Task instructions:
Print the listing from its top line through the line containing "from matplotlib.ticker import MultipleLocator", nothing more, and leave out the pictures.
---- Supplied information
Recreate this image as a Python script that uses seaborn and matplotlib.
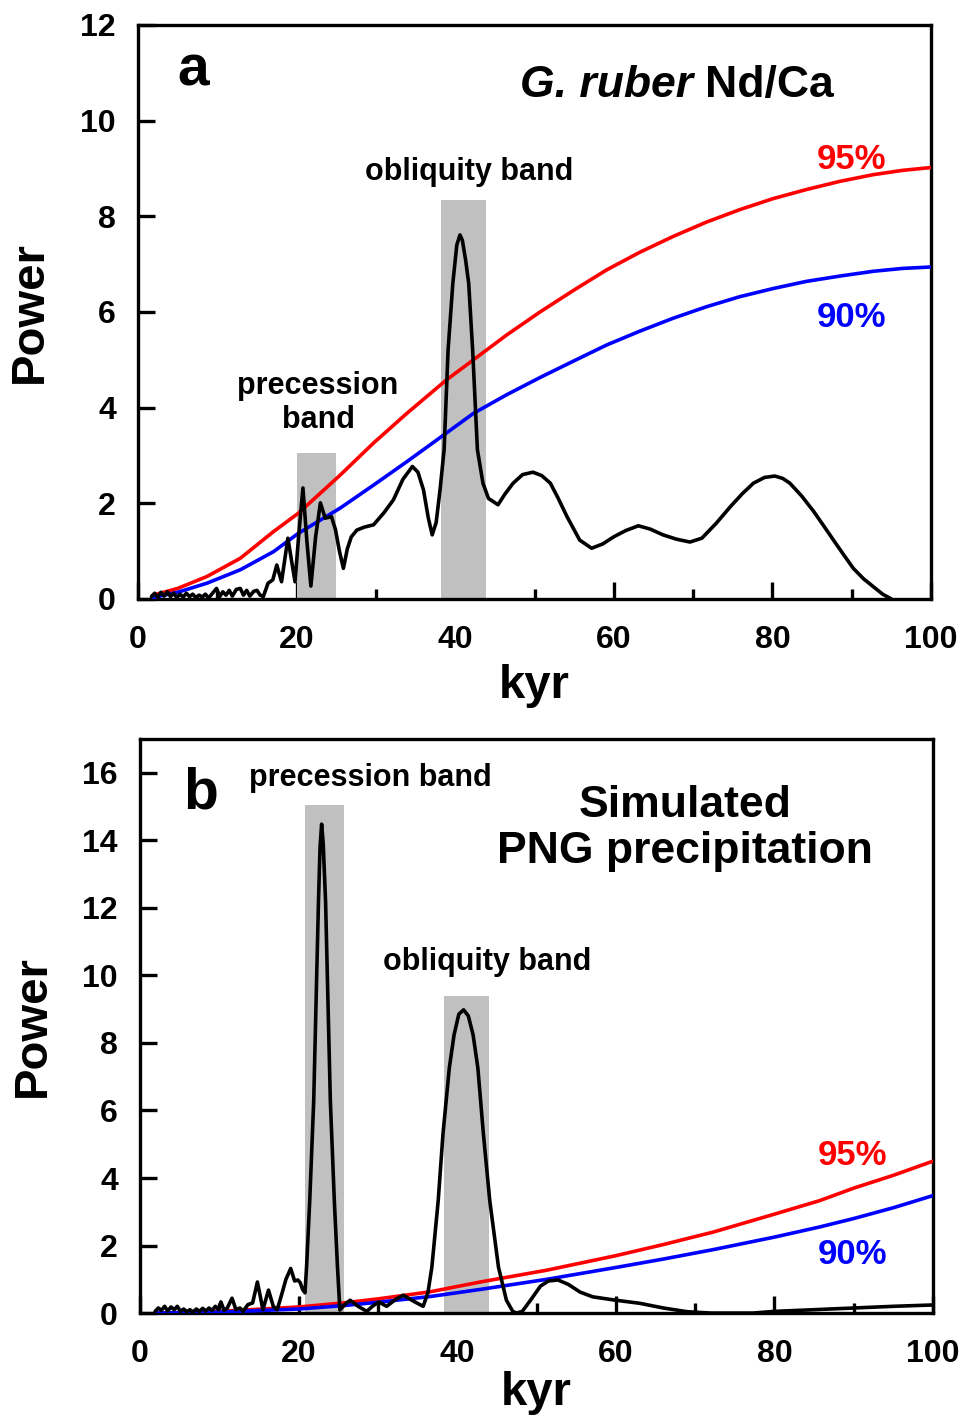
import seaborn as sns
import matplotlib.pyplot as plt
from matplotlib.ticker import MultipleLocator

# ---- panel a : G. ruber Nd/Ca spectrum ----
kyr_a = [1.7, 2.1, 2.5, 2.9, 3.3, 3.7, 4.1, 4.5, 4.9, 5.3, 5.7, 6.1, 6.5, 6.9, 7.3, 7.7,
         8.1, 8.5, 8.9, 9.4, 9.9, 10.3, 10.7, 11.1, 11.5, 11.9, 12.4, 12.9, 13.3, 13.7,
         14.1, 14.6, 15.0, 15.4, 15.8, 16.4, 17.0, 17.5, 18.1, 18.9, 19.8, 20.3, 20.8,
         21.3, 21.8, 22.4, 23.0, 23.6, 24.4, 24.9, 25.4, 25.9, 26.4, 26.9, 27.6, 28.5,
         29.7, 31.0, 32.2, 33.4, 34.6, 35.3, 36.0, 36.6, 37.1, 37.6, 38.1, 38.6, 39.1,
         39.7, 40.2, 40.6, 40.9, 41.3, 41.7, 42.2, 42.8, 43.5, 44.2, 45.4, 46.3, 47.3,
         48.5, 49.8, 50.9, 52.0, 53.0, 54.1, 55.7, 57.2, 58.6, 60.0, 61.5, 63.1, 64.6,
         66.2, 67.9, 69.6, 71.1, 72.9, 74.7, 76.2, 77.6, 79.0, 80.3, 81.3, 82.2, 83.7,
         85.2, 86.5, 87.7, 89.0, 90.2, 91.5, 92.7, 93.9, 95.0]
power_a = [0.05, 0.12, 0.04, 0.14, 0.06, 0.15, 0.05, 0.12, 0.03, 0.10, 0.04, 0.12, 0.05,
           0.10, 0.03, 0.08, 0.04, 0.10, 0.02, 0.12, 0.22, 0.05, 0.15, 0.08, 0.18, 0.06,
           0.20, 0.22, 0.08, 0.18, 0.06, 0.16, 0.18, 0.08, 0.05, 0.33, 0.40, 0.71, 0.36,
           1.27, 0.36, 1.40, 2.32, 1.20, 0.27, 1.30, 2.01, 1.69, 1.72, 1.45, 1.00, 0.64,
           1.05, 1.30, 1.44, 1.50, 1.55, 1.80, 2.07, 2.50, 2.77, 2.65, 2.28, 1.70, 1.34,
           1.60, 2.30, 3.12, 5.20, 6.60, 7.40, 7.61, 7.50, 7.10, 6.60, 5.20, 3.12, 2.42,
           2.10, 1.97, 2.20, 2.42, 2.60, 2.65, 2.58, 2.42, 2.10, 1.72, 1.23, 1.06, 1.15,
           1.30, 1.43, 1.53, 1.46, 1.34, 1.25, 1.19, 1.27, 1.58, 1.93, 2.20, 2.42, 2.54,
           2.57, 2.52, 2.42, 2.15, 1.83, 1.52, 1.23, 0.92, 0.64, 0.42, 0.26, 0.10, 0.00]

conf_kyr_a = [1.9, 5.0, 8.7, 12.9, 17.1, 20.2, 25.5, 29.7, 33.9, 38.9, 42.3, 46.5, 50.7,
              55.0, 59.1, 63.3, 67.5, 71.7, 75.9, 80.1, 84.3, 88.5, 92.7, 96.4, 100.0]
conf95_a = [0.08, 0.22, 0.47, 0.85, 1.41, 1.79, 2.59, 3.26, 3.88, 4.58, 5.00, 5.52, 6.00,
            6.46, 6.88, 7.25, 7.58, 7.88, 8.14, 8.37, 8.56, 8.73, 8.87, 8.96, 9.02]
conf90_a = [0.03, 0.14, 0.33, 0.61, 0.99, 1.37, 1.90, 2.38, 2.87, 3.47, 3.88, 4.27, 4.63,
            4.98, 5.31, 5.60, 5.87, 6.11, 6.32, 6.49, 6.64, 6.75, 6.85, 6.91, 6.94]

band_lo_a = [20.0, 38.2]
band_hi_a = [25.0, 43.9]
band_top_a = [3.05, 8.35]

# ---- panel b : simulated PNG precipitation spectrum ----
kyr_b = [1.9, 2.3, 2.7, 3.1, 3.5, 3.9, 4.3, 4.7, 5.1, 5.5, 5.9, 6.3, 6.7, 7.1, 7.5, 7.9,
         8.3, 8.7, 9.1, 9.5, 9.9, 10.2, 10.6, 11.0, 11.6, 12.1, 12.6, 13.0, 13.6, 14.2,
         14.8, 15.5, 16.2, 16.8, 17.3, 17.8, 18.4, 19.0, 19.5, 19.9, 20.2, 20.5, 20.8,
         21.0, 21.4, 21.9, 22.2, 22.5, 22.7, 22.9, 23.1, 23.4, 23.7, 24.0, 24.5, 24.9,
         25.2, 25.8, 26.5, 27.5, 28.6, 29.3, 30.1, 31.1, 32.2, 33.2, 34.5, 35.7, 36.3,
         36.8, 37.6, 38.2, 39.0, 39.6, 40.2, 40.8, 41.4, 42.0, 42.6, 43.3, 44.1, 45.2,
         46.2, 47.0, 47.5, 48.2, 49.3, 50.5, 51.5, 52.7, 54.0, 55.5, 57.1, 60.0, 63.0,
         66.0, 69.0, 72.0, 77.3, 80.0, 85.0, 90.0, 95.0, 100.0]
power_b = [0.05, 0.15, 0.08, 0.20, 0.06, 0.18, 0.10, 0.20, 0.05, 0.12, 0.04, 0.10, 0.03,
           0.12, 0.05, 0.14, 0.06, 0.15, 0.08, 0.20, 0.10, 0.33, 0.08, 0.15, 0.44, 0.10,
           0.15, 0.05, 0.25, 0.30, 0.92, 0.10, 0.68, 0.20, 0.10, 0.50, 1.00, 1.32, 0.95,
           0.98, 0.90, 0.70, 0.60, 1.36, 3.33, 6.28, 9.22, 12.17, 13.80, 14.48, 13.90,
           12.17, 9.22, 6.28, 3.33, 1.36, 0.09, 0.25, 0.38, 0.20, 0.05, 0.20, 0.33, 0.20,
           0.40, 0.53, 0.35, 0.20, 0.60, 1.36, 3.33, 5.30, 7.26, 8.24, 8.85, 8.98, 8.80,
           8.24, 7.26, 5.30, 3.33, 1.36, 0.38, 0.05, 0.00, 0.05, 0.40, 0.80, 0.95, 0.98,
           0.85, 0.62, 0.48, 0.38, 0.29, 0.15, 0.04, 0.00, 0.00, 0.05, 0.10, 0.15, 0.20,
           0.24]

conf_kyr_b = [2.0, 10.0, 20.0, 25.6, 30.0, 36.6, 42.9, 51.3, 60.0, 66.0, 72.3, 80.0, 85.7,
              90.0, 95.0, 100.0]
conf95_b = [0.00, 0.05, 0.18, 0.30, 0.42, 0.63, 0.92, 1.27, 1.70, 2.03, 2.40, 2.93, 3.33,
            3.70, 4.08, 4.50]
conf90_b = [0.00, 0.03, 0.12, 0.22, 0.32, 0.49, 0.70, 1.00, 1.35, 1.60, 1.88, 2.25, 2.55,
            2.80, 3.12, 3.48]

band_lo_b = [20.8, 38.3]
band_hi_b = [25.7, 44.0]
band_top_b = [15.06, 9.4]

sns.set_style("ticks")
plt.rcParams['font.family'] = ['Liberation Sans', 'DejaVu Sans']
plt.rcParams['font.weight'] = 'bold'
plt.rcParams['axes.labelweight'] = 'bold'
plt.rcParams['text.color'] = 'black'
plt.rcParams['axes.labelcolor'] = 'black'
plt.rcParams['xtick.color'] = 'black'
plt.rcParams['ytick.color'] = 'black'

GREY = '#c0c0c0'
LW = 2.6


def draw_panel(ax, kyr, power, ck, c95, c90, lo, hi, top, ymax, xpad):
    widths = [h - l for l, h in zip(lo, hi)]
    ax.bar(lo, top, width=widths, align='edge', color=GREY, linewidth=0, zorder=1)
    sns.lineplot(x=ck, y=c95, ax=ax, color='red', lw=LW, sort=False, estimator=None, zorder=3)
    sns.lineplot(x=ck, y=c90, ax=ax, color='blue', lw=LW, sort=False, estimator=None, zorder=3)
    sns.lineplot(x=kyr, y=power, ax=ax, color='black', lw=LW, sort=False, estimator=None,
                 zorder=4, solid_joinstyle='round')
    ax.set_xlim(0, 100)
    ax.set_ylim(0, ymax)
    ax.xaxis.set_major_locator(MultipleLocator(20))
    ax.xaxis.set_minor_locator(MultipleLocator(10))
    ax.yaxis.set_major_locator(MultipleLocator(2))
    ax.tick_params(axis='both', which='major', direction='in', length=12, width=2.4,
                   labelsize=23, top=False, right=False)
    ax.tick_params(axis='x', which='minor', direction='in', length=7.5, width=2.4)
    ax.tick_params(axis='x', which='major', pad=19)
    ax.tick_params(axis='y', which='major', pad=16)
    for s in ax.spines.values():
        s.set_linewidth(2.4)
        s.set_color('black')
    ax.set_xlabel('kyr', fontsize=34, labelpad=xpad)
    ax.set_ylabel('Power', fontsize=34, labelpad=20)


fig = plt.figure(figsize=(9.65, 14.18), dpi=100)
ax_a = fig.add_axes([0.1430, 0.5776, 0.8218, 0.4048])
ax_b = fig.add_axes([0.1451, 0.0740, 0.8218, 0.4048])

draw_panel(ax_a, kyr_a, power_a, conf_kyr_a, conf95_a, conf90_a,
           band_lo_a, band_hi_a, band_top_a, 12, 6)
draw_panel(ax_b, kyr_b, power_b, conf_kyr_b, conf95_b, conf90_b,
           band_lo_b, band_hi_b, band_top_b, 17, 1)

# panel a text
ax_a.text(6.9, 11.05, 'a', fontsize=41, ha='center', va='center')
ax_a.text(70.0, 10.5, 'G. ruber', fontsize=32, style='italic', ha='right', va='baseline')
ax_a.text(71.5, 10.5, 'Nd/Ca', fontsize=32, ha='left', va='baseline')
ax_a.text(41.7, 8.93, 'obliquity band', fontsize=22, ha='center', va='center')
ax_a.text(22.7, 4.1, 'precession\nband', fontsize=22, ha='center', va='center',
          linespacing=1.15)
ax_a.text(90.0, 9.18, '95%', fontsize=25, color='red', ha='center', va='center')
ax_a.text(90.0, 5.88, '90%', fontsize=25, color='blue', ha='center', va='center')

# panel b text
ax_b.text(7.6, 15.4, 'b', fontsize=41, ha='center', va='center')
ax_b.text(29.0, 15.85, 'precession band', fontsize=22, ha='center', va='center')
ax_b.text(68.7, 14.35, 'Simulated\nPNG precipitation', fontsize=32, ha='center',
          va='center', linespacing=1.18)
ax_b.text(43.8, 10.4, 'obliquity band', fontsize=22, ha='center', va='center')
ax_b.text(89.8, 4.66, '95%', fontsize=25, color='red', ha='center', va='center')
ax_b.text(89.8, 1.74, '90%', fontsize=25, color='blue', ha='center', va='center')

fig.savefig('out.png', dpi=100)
--------
Worked answer:
Recreate this image as a Python script that uses seaborn and matplotlib.
import seaborn as sns
import matplotlib.pyplot as plt
from matplotlib.ticker import MultipleLocator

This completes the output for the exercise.